[TASK DIRECTIONS]
Find the lines that hold "this". Report only how many there are.

Records from a data collection:
— START —

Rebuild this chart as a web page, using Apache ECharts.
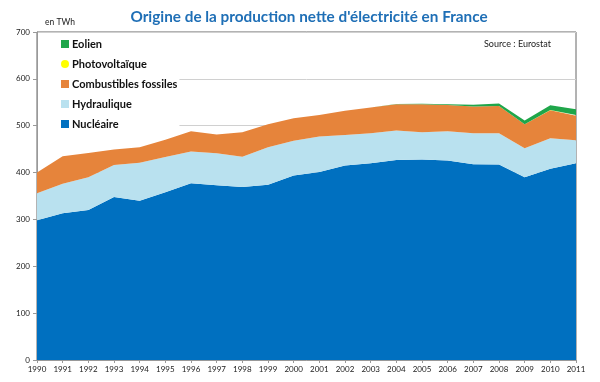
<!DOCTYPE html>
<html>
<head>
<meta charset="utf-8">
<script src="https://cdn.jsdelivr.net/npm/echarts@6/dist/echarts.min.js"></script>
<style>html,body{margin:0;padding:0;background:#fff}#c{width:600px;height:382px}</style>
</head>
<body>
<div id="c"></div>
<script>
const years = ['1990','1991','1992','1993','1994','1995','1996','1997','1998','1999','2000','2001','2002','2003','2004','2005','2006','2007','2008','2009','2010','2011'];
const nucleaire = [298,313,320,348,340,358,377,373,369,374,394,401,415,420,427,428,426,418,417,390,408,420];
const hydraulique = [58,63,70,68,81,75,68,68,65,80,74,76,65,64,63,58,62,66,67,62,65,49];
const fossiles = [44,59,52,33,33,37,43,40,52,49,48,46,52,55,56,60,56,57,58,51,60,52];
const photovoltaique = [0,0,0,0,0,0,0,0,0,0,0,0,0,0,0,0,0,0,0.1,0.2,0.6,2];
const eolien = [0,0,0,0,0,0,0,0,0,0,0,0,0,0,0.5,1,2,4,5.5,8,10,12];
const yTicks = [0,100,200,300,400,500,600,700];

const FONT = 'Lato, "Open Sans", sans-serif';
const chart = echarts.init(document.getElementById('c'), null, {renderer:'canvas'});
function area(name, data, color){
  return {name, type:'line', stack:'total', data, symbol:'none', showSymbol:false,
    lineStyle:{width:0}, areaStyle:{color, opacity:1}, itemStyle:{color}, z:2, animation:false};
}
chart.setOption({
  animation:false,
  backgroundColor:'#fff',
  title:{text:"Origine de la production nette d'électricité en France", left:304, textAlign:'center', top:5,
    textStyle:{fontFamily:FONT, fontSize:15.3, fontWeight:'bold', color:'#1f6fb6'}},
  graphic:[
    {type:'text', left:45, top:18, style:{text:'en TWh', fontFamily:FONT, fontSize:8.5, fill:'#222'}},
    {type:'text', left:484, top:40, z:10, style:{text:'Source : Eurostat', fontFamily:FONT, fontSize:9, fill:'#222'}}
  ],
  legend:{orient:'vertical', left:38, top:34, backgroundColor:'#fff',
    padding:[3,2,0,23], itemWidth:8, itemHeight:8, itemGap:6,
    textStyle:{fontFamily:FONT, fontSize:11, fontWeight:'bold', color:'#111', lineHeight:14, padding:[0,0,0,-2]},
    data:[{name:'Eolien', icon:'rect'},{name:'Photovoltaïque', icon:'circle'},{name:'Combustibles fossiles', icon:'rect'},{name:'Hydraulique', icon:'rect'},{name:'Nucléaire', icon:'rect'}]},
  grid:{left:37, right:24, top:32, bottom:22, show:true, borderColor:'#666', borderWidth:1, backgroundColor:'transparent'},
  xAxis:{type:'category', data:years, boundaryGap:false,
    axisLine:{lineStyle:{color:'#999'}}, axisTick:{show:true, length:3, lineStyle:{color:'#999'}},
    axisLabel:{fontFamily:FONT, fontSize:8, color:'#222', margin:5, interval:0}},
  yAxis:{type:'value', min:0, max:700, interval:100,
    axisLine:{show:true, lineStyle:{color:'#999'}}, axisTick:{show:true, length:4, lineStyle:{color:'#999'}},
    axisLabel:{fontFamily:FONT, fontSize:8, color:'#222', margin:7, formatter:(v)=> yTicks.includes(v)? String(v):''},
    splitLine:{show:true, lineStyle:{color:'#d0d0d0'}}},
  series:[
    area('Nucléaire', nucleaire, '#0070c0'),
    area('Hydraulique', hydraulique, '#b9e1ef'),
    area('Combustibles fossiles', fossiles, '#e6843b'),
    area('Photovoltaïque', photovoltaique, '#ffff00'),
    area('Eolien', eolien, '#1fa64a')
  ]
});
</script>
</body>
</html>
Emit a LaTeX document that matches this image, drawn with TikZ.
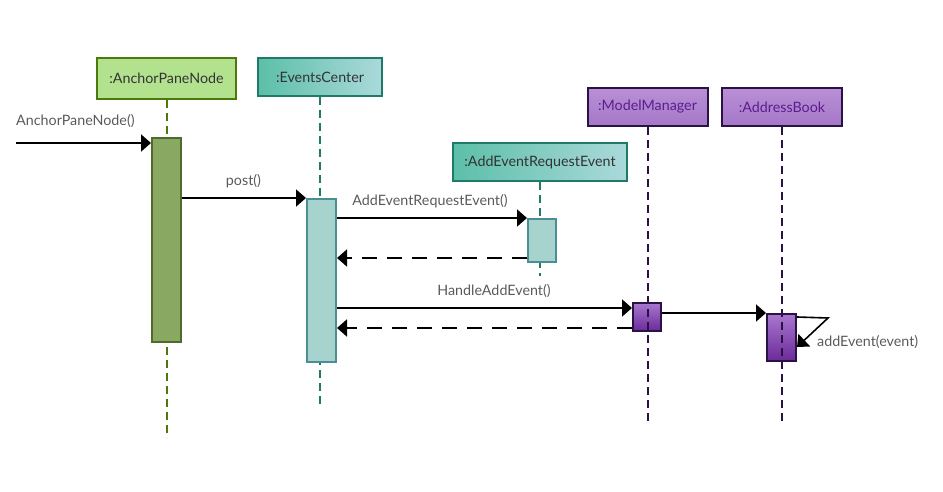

— END —

[TASK SOLUTION]
2